* **Exercise prompt**: Show all lines that include the string "this"; copy each one.

* **Input material**:
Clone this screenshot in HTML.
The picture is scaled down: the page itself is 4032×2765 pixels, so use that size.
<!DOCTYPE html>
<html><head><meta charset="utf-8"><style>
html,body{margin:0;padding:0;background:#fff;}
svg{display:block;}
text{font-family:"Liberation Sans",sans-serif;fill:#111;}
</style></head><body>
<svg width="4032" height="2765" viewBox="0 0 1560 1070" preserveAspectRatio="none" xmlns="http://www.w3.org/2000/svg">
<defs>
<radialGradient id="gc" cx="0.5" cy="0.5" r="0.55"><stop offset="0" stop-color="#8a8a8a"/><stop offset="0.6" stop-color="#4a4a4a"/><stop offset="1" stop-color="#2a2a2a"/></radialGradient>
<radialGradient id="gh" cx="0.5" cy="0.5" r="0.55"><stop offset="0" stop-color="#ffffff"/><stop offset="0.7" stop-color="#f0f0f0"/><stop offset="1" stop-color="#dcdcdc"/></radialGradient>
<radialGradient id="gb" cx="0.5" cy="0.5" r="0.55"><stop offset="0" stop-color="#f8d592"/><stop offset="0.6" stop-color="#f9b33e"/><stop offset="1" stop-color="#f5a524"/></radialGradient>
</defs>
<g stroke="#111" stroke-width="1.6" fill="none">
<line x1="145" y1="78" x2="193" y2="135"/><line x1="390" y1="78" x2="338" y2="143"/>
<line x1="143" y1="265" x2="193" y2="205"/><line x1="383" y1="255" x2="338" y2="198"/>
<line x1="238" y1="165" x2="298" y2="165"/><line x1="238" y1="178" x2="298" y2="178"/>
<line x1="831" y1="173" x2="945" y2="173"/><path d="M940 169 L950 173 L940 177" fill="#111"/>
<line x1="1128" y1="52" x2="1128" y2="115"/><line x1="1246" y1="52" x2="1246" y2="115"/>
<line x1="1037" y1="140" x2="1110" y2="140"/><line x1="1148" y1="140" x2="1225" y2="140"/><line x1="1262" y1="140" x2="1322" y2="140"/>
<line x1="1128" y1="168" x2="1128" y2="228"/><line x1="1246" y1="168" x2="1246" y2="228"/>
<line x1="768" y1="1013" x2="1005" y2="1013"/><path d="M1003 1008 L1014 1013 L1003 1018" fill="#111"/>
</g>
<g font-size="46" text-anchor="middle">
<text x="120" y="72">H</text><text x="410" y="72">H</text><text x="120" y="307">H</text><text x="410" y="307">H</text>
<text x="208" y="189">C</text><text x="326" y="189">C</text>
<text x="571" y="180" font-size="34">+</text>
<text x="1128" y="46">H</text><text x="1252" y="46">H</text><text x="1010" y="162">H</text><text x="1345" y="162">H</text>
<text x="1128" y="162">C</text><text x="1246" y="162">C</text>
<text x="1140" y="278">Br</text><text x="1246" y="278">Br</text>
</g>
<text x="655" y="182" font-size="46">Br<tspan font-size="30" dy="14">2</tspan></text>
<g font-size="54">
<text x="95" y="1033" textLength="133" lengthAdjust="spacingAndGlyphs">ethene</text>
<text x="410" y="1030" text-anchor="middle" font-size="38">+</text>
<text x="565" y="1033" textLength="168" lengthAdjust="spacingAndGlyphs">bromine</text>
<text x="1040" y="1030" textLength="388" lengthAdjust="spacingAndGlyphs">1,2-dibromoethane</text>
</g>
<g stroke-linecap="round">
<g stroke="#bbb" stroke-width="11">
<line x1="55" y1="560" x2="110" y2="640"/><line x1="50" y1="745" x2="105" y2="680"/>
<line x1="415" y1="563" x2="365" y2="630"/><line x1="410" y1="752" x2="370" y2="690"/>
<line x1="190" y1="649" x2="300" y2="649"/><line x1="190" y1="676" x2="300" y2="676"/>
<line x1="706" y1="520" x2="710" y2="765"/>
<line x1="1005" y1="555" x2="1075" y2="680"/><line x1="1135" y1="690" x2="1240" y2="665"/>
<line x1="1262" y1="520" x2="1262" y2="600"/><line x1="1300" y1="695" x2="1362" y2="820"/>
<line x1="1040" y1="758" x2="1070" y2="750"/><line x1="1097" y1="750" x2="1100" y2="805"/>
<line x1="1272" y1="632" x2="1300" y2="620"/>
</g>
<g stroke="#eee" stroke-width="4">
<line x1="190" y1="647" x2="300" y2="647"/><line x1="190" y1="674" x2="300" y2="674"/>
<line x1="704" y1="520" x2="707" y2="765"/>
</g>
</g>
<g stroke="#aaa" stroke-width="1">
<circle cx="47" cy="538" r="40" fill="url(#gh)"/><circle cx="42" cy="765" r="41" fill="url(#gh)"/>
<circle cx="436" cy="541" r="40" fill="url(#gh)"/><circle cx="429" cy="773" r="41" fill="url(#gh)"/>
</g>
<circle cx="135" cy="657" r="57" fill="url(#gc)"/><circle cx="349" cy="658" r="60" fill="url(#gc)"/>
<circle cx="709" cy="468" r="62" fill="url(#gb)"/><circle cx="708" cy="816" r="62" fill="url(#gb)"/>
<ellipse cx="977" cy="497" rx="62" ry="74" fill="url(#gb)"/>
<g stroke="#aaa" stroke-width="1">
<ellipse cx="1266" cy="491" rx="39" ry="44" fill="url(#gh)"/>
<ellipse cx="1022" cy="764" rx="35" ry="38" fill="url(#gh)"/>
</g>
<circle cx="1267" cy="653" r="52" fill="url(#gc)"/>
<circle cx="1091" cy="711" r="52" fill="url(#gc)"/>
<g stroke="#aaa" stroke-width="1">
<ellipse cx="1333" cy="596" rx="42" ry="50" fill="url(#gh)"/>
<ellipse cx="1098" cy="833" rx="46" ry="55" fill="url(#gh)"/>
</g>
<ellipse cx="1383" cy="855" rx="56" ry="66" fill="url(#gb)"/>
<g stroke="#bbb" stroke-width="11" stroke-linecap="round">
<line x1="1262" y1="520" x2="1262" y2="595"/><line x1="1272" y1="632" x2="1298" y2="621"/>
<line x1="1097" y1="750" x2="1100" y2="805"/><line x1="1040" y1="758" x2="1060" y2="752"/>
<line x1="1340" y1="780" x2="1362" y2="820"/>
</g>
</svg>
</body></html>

--

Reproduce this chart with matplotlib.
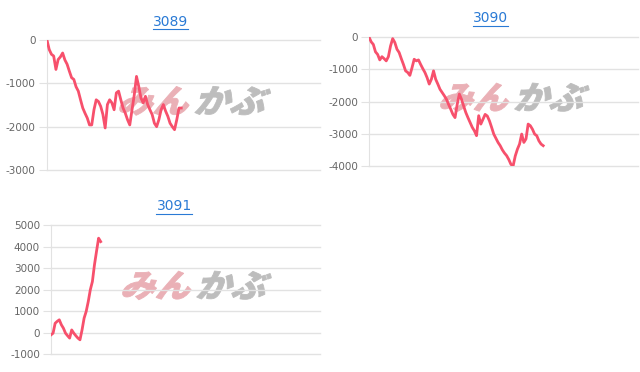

* **Reply to the exercise**:
Clone this screenshot in HTML.
Reproduce this chart with matplotlib.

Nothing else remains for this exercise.